Hulu ke Hilir, Begini Beratnya Bisnis Migas Hadapi Pandemi

Jakarta, CNBC Indonesia - Pandemi corona (Covid-19) berdampak pada semua lini industri, termasuk migas. Pandemi ini merubah banyak hal dalam upaya pencegahannya. Pun demikian pada industri migas, banyak perubahan yang terjadi demi menjaga kesehatan dan keselamatan karyawan.
Human resource adalah aset utama bagi perusahaan untuk berkembang dan tetap bertahan dalam situasi yang sangat dinamis dan penuh tantangan ini. Mantan Wakil Menteri ESDM Arcandra Tahar mengatakan, langkah ini adalah menjaga cash flow tetap positif.
"Ini adalah salah satu tantangan yang sangat berat mengingat sektor migas masih mengalami tekanan akibat jatuhnya harga minyak dan menurunnya konsumsi energi dunia akibat pandemi ini," ungkap Arcandra dalam akun instagramnya @arcandra.tahar yang diposting, Kamis, (11/06/2020).
Agar industri migas tetap bertahan di masa pandemi berbagai cara dilakukan seperti dengan merencanakan ulang belanja modal, efisiensi biaya operasi, bahkan melakukan PHK jika situasinya sudah sangat sulit. Namun di industri migas PHK bukanlah pilihan tepat mengingat untuk mendapatkan karyawan yang sesuai bukan sesuatu yang mudah pada saat pemulihan terjadi.
Lebih lanjut Arcandra mengatakan, di sektor hulu migas, konsolidasi akan massif terjadi. International Oil Company (IOC)/National Oil Company (NOC) yang beroperasi di wilayah kerja (WK) yang masih memberikan margin akan mengakuisisi perusahaan minyak yang kesulitan keuangan di sekitar WK tersebut atau di WK lain.
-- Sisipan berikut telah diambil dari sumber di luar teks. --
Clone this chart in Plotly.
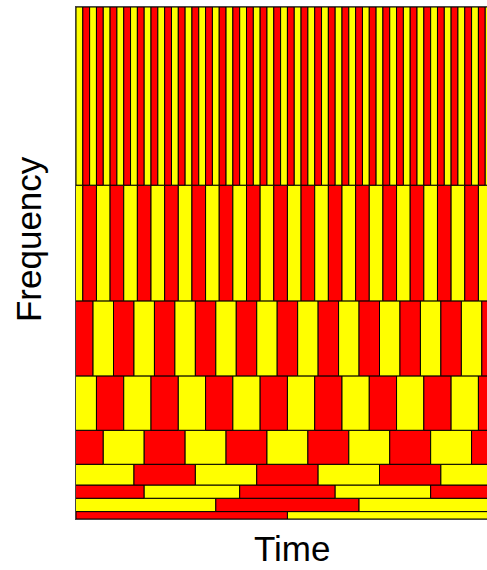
import plotly.graph_objects as go

# Frequency bands (bottom to top), in normalized frequency units (axis 0..100)
band_low = [0.0, 1.45, 4.05, 6.64, 10.69, 17.33, 27.95, 42.6, 65.2]
band_high = [1.45, 4.05, 6.64, 10.69, 17.33, 27.95, 42.6, 65.2, 100.0]
# Time resolution of each band (cell duration) and first cell start time
cell_width = [31, 21, 14, 9, 6, 4, 3, 2, 1]
first_start = [0.0, -0.5, -4.0, -0.5, -2.0, -1.0, -0.5, -1.0, 0.0]
first_color = ["red", "yellow", "red", "yellow", "red", "yellow", "red", "yellow", "yellow"]

T_MAX = 60.26
F_MAX = 100.0
COLORS = {"red": "#FF0000", "yellow": "#FFFF00"}
other = {"red": "yellow", "yellow": "red"}

fig = go.Figure()
for lo, hi, w, s, c0 in zip(band_low, band_high, cell_width, first_start, first_color):
    starts, durs, cols = [], [], []
    t = s
    c = c0
    while t < T_MAX:
        starts.append(t)
        durs.append(w)
        cols.append(COLORS[c])
        c = other[c]
        t += w
    fig.add_trace(go.Bar(
        orientation="h",
        y=[(lo + hi) / 2] * len(starts),
        x=durs,
        base=starts,
        width=[hi - lo] * len(starts),
        marker=dict(color=cols, line=dict(color="black", width=1)),
        showlegend=False,
        hoverinfo="skip",
    ))

fig.update_layout(
    width=487, height=570,
    margin=dict(l=76, r=0, t=7, b=51),
    paper_bgcolor="white", plot_bgcolor="white",
    barmode="overlay",
    xaxis=dict(range=[0, T_MAX], showgrid=False, zeroline=False, showticklabels=False,
               ticks="", showline=True, linecolor="#444", linewidth=1, mirror=True),
    yaxis=dict(range=[0, F_MAX], showgrid=False, zeroline=False, showticklabels=False,
               ticks="", showline=True, linecolor="#444", linewidth=1),
    annotations=[
        dict(text="Time", xref="paper", yref="paper", x=0.5255, y=-0.057,
             xanchor="center", yanchor="middle", showarrow=False,
             font=dict(family="Liberation Sans, Arial", size=35, color="black")),
        dict(text="Frequency", xref="paper", yref="paper", x=-0.117, y=0.5466,
             xanchor="center", yanchor="middle", textangle=-90, showarrow=False,
             font=dict(family="Liberation Sans, Arial", size=35, color="black")),
    ],
)

fig.write_html("out.html")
"Untuk menurunkan ongkos produksi, sinergi antar perusahaan minyak dan service company akan semakin intens. Contohnya melalui sinergi biaya produksi shale oil di Amerika Serikat diharapkan bisa turun US$ 10 per barel dari biaya sekarang. Inovasi akan menjadi kunci penurunan biaya produksi ini. IOC/NOC yang lamban dalam memanfaatan inovasi teknologi kemungkinan akan sulit untuk bertahan," jelasnya.
Sementara di sektor hilir kilang minyak yang tidak efisien, baik itu karena karena faktor usia, teknologi maupun supply chain akan semakin sulit untuk bersaing dan bertahan. Apalagi jika lokasi kilang tersebut jauh dari pasar.
Menurutnya sekarang ini adalah waktu yang tepat untuk melakukan upgrading dari kilang yang ada dan mendefinisikan ulang supply chain agar semakin efisien. Karena dalam situasi ini harga dari berbagai komponen utama kontruksi kilang akan terkoreksi, sehingga biaya kontruksi menjadi semakin kompetitif.
"Bagaimana sektor midstream? Selama kontrak jangka panjang yang dimiliki masih memberikan biaya yang optimal bagi end user atau pasar, situasinya mungkin tidak akan banyak berubah," tuturnya.
Lain hal bagi perusahaan yang memiliki kontrak jangka pendek. Persaingan untuk mendapatkan pasar dan kontrak baru akan semakin ketat. Lalu untuk sektor petrochemical, kilang yang terintegrasi dengan pabrik petrochemical menjadi pilihan yang sangat menguntungkan dalam rangka efisiensi dari sisi supply chain.
Setiap dollar yang bisa dihemat merupakan kunci bisnis petrochemical di masa datang, mengingat persaingan di sektor ini sangat ketat. Sementara bagi sektor jasa penunjang migas (service company), sejak tahun 2014 telah banyak yang tutup. Selain sudah terlalu banyak pelaku usahanya, tidak banyak juga pengembangan lapangan migas baru di seluruh dunia.
Oleh karena itu, restrukturisasi dan merger antar service company menjadi pilihan yang harus ditempuh untuk dapat bertahan. Kerjasama jangka panjang dengan perusahaan minyak melalui pengembangan teknologi bisa menjadi opsi untuk menjaga eksistensi perusahaan.
"Bahkan bisa melalui sistem kerjasama yang tidak populer : Hanya dibayar jika berhasil menemukan atau memproduksi migas (pay by performance)," ungkapnya.